NIC-Serie Band 4:   Nichtlineare Analyse raum-zeitlicher Aspekte der hirnelektrischen Aktivität von Epilepsiepatienten Jochen Arnhold   ISBN 3-00-006221-1 September 2000, 120 Seiten   PDF

During the last years methods from nonlinear time series analysis have been successfully applied in many sciences, including physics, astrophysics, chemistry, and even economy. But probably the most important and interesting applications are in biology and medical sciences. The analysis of similarities and interdependences between dynamical systems has received increasing attention to describe and to understand different kinds of synchronization phenomena. In the present study cross correlation sums and derived measures were used to analyze similarities between different time sequences of modell and field data. Although these measures allow to characterize the dynamics of simple modell systems they failed to provide new information about the underlying spatio-temporal dynamics when being applied to more complex time sequences from recordings of brain electrical activity of epilepsy patients. However, in order to understand more precisely the complex mechanisms of neuronal activity underlying the epileptogenic process during physiological and pathological states a thorough analysis of spatio-temporal synchronization effects is necessary.

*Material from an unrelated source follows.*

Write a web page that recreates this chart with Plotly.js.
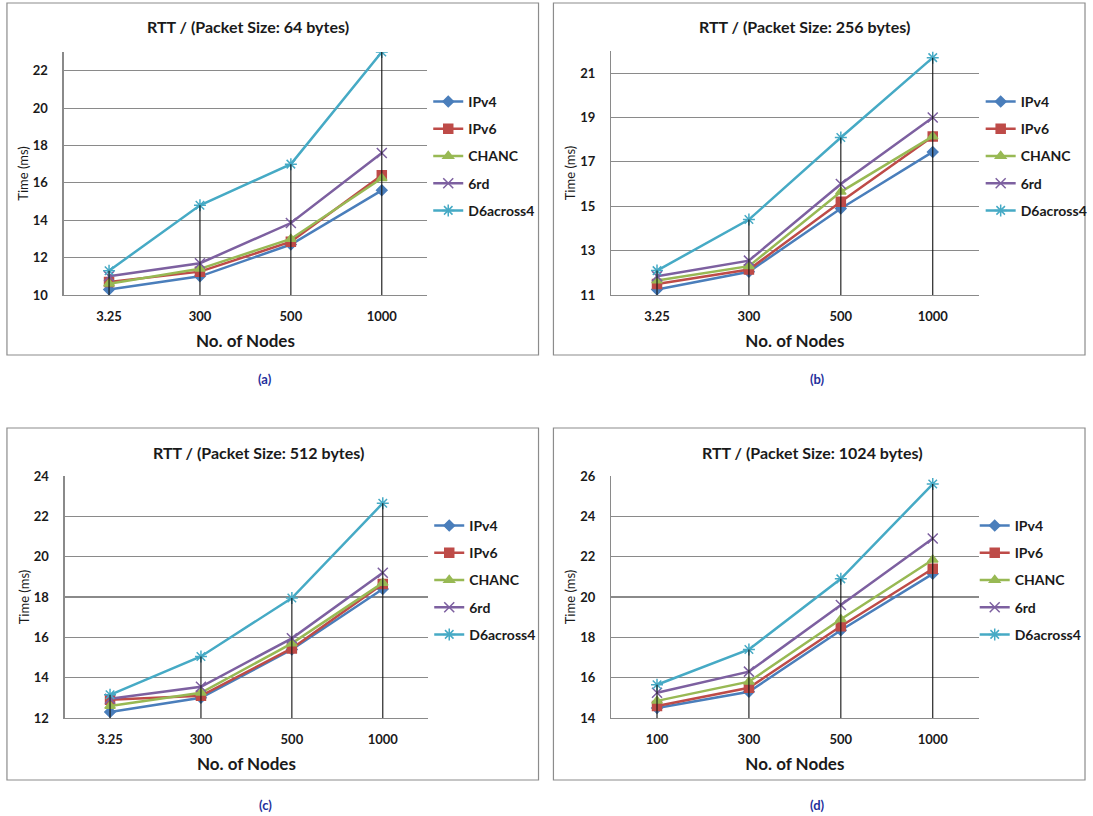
<!DOCTYPE html>
<html>
<head>
<meta charset="utf-8">
<script src="https://cdn.plot.ly/plotly-3.0.1.min.js"></script>
<style>
  html, body { margin: 0; padding: 0; background: #ffffff; }
  #chart { width: 1093px; height: 816px; }
</style>
</head>
<body>
<div id="chart"></div>
<script>
// ---------------- DATA ----------------
const seriesNames = ['IPv4', 'IPv6', 'CHANC', '6rd', 'D6across4'];
const nodesABC = ['3.25', '300', '500', '1000'];
const nodesD = ['100', '300', '500', '1000'];

const panelTitles = [
  'RTT / (Packet Size: 64 bytes)',
  'RTT / (Packet Size: 256 bytes)',
  'RTT / (Packet Size: 512 bytes)',
  'RTT / (Packet Size: 1024 bytes)'
];
const panelLabels = ['(a)', '(b)', '(c)', '(d)'];
const xAxisTitle = 'No. of Nodes';
const yAxisTitle = 'Time (ms)';

// Packet size 64 bytes
const ipv4_64  = [10.3, 11.0, 12.7, 15.6];
const ipv6_64  = [10.7, 11.25, 12.85, 16.4];
const chanc_64 = [10.6, 11.4, 13.0, 16.25];
const sixrd_64 = [11.0, 11.7, 13.85, 17.6];
const d6_64    = [11.3, 14.8, 17.0, 23.0];

// Packet size 256 bytes
const ipv4_256  = [11.25, 12.05, 14.9, 17.45];
const ipv6_256  = [11.5, 12.15, 15.2, 18.15];
const chanc_256 = [11.65, 12.3, 15.65, 18.15];
const sixrd_256 = [11.85, 12.55, 16.0, 19.0];
const d6_256    = [12.1, 14.4, 18.1, 21.7];

// Packet size 512 bytes
const ipv4_512  = [12.3, 13.0, 15.4, 18.4];
const ipv6_512  = [12.9, 13.1, 15.45, 18.65];
const chanc_512 = [12.6, 13.25, 15.7, 18.7];
const sixrd_512 = [12.95, 13.55, 15.95, 19.2];
const d6_512    = [13.15, 15.05, 17.95, 22.65];

// Packet size 1024 bytes
const ipv4_1024  = [14.5, 15.3, 18.35, 21.15];
const ipv6_1024  = [14.6, 15.5, 18.55, 21.4];
const chanc_1024 = [14.85, 15.8, 18.9, 21.85];
const sixrd_1024 = [15.25, 16.3, 19.6, 22.9];
const d6_1024    = [15.65, 17.4, 20.9, 25.6];

// ---------------- STYLE / LAYOUT CONFIG ----------------
const W = 1093, H = 816;
const dx = px => px / W;
const dy = px => 1 - px / H;

const colors = ['#4a7ebb', '#be4b48', '#98b954', '#7d60a0', '#46aac5'];
const symbols = ['diamond', 'square', 'triangle-up', 'x-thin-open', 'asterisk-open'];
const msizes = [8, 9, 9, 10, 10];
const FONT = 'Lato, "Liberation Sans", Arial, sans-serif';

const panels = [
  { cats: nodesABC, series: [ipv4_64, ipv6_64, chanc_64, sixrd_64, d6_64],
    yrange: [10, 23], xpx: [64, 430], ypx: [52, 295], border: [7, 3, 542, 355],
    title: [250, 26], label: [267, 379], legend: [431, 86] },
  { cats: nodesABC, series: [ipv4_256, ipv6_256, chanc_256, sixrd_256, d6_256],
    yrange: [11, 22], xpx: [615, 985], ypx: [51, 295], border: [557, 3, 1092, 355],
    title: [810, 26], label: [823, 379], legend: [987, 86] },
  { cats: nodesABC, series: [ipv4_512, ipv6_512, chanc_512, sixrd_512, d6_512],
    yrange: [12, 24], xpx: [65, 431], ypx: [476, 718], border: [7, 428, 542, 780],
    title: [260, 452], label: [267, 805], legend: [432, 510] },
  { cats: nodesD, series: [ipv4_1024, ipv6_1024, chanc_1024, sixrd_1024, d6_1024],
    yrange: [14, 26], xpx: [615, 985], ypx: [476, 718], border: [557, 428, 1092, 780],
    title: [818, 452], label: [823, 805], legend: [981, 510] }
];

const traces = [];
const layout = {
  width: W, height: H,
  margin: { l: 0, r: 0, t: 0, b: 0 },
  paper_bgcolor: '#ffffff', plot_bgcolor: '#ffffff',
  font: { family: FONT, color: '#1a1a1a' },
  showlegend: true,
  shapes: [], annotations: []
};

panels.forEach((p, i) => {
  const k = i === 0 ? '' : String(i + 1);
  const xa = 'x' + k, ya = 'y' + k;
  const lg = 'legend' + k;

  // series
  p.series.forEach((vals, s) => {
    traces.push({
      type: 'scatter', mode: 'lines+markers',
      name: seriesNames[s], x: p.cats, y: vals,
      xaxis: xa, yaxis: ya, legend: lg, legendgroup: 'g' + i + '_' + s,
      line: { color: colors[s], width: 2.5 },
      marker: { symbol: symbols[s], size: msizes[s], color: colors[s],
                line: { color: colors[s], width: 1.5 } },
      hoverinfo: 'x+y+name'
    });
  });

  // drop lines: from axis minimum to the highest series value at each category
  const dlx = [], dly = [];
  p.cats.forEach((c, j) => {
    const top = Math.max(...p.series.map(v => v[j]));
    dlx.push(c, c, null);
    dly.push(p.yrange[0], top, null);
  });
  traces.push({
    type: 'scatter', mode: 'lines', x: dlx, y: dly,
    xaxis: xa, yaxis: ya, showlegend: false, hoverinfo: 'skip',
    line: { color: '#111111', width: 1.1 }, connectgaps: false
  });

  layout['xaxis' + k] = {
    domain: [dx(p.xpx[0]), dx(p.xpx[1])], anchor: ya,
    type: 'category', categoryorder: 'array', categoryarray: p.cats,
    range: [-0.5, p.cats.length - 0.5],
    showline: true, linecolor: '#8a8a8a', linewidth: 1.2,
    showgrid: false, zeroline: false, ticks: '',
    ticklabelstandoff: 9,
    tickfont: { family: FONT, size: 13, color: '#1a1a1a', weight: 'bold' },
    title: { text: xAxisTitle, standoff: 12,
             font: { family: FONT, size: 17, color: '#1a1a1a', weight: 'bold' } },
    fixedrange: true
  };
  layout['yaxis' + k] = {
    domain: [dy(p.ypx[1]), dy(p.ypx[0])], anchor: xa,
    range: p.yrange, tick0: p.yrange[0], dtick: 2,
    showline: true, linecolor: '#8a8a8a', linewidth: 1.2,
    showgrid: true, gridcolor: '#8a8a8a', gridwidth: 1.1,
    zeroline: false, ticks: '', ticklabelstandoff: 12,
    tickfont: { family: FONT, size: 13, color: '#1a1a1a', weight: 'bold' },
    title: { text: yAxisTitle, standoff: 1,
             font: { family: FONT, size: 13, color: '#1a1a1a' } },
    fixedrange: true
  };
  layout[lg] = {
    x: dx(p.legend[0]), y: dy(p.legend[1]), xanchor: 'left', yanchor: 'top',
    bgcolor: 'rgba(0,0,0,0)', borderwidth: 0,
    traceorder: 'grouped', tracegroupgap: 6,
    font: { family: FONT, size: 14, color: '#1a1a1a', weight: 'bold' }
  };

  // panel frame
  layout.shapes.push({
    type: 'rect', xref: 'paper', yref: 'paper', layer: 'below',
    x0: dx(p.border[0]), x1: dx(p.border[2]), y0: dy(p.border[3]), y1: dy(p.border[1]),
    line: { color: '#8c8c8c', width: 1.2 }
  });
  // panel title
  layout.annotations.push({
    xref: 'paper', yref: 'paper', x: dx(p.title[0]), y: dy(p.title[1]),
    xanchor: 'center', yanchor: 'middle', showarrow: false,
    text: panelTitles[i],
    font: { family: FONT, size: 16, color: '#1a1a1a', weight: 'bold' }
  });
  // sub-figure label
  layout.annotations.push({
    xref: 'paper', yref: 'paper', x: dx(p.label[0]), y: dy(p.label[1]),
    xanchor: 'center', yanchor: 'middle', showarrow: false,
    text: panelLabels[i],
    font: { family: FONT, size: 13, color: '#1f2f9c', weight: 'bold' }
  });
});

Plotly.newPlot('chart', traces, layout, { displayModeBar: false, staticPlot: true });
</script>
</body>
</html>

Therefore a new measure is presented that characterizes statistical relationships between two time sequences. In contrast to common measures like coherence and mutual information, the proposed measure is asymmetric and provides information about the direction of interdependence. It is closely related to other recently developed measures to detect generalized synchronization but without making any assumption about a strict functional relationship between the time sequences. Before this interdependence measure was applied to intracranially recorded electroencephalograms (EEGs) of epilepsy patients it was verified by means of the analysis of common modell data. The analysis of brain electrical activity of epilepsy patients demonstrated that the new interdependence measure contributes to an improvement of the clinical evaluation of these patients. Furthermore it might have impact on epileptological and neurobiological basic research.